**TO DO:** Repeat the material verbatim. Images are excluded from the copy.

^^^^

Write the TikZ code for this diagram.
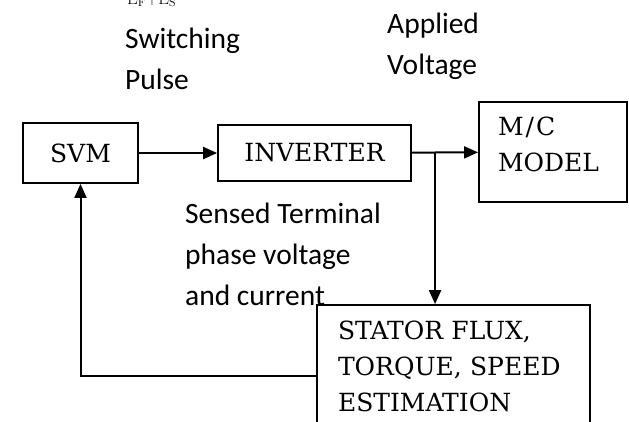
\documentclass[tikz,border=0pt]{standalone}
\usepackage{fontspec}
\usepackage{tikz}
\usetikzlibrary{arrows.meta, positioning, calc}
\newfontfamily\lblfont{Carlito}
\newfontfamily\boxfont{DejaVu Serif}

\begin{document}
\begin{tikzpicture}[x=1pt, y=-1pt,
  blk/.style={draw, line width=1.8pt, font=\boxfont\fontsize{25}{36}\selectfont, inner sep=0pt},
  lbl/.style={font=\lblfont\fontsize{29.5}{41}\selectfont, align=left, inner sep=0pt, anchor=base west},
  flow/.style={line width=2pt, -{Triangle[length=14pt, width=12pt]}}]
\useasboundingbox (0,0) rectangle (629,421);
% drive blocks
\node[blk, minimum width=115pt, minimum height=60pt] (svm) at (80.5,153) {SVM};
\node[blk, minimum width=193pt, minimum height=56pt] (inv) at (314.5,153) {INVERTER};
\node[blk, minimum width=148pt, minimum height=100pt, text width=110pt, align=left, text depth=52pt]
      (mc) at (553,152) {M\kern2pt/\kern2pt C\\MODEL};
\node[blk, minimum width=273pt, minimum height=122pt, text width=231pt, align=left]
      (stat) at (453.5,366) {STATOR FLUX,\\TORQUE, SPEED\\ESTIMATION};

% labels (base = last line)
\node[anchor=base west, inner sep=0pt, font=\fontsize{17}{17}\selectfont] (sum) at (127,4) {$\mathrm{E_F{+}E_S}$};
\node[lbl] (pulse) at (125,89) {Switching\\Pulse};
\node[lbl] (volt) at (387,74) {Applied\\Voltage};
\node[lbl] (sense) at (185,305) {Sensed Terminal\\phase voltage\\and current};

% connectors
\draw[flow] (svm) -- (inv);
\draw[flow] (inv) -- (mc);
\coordinate (tap) at ($(inv.east)!0.35!(mc.west)$);
\draw[flow] (tap) -- (tap |- stat.north);
\draw[flow] ([yshift=-10pt]stat.west) -| (svm.south);
\end{tikzpicture}
\end{document}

^^^^

**RESULT FOR THIS EXERCISE:**
Write the TikZ code for this diagram.
\documentclass[tikz,border=0pt]{standalone}
\usepackage{fontspec}
\usepackage{tikz}
\usetikzlibrary{arrows.meta, positioning, calc}
\newfontfamily\lblfont{Carlito}
\newfontfamily\boxfont{DejaVu Serif}

\begin{document}
\begin{tikzpicture}[x=1pt, y=-1pt,
  blk/.style={draw, line width=1.8pt, font=\boxfont\fontsize{25}{36}\selectfont, inner sep=0pt},
  lbl/.style={font=\lblfont\fontsize{29.5}{41}\selectfont, align=left, inner sep=0pt, anchor=base west},
  flow/.style={line width=2pt, -{Triangle[length=14pt, width=12pt]}}]
\useasboundingbox (0,0) rectangle (629,421);
% drive blocks
\node[blk, minimum width=115pt, minimum height=60pt] (svm) at (80.5,153) {SVM};
\node[blk, minimum width=193pt, minimum height=56pt] (inv) at (314.5,153) {INVERTER};
\node[blk, minimum width=148pt, minimum height=100pt, text width=110pt, align=left, text depth=52pt]
      (mc) at (553,152) {M\kern2pt/\kern2pt C\\MODEL};
\node[blk, minimum width=273pt, minimum height=122pt, text width=231pt, align=left]
      (stat) at (453.5,366) {STATOR FLUX,\\TORQUE, SPEED\\ESTIMATION};

% labels (base = last line)
\node[anchor=base west, inner sep=0pt, font=\fontsize{17}{17}\selectfont] (sum) at (127,4) {$\mathrm{E_F{+}E_S}$};
\node[lbl] (pulse) at (125,89) {Switching\\Pulse};
\node[lbl] (volt) at (387,74) {Applied\\Voltage};
\node[lbl] (sense) at (185,305) {Sensed Terminal\\phase voltage\\and current};

% connectors
\draw[flow] (svm) -- (inv);
\draw[flow] (inv) -- (mc);
\coordinate (tap) at ($(inv.east)!0.35!(mc.west)$);
\draw[flow] (tap) -- (tap |- stat.north);
\draw[flow] ([yshift=-10pt]stat.west) -| (svm.south);
\end{tikzpicture}
\end{document}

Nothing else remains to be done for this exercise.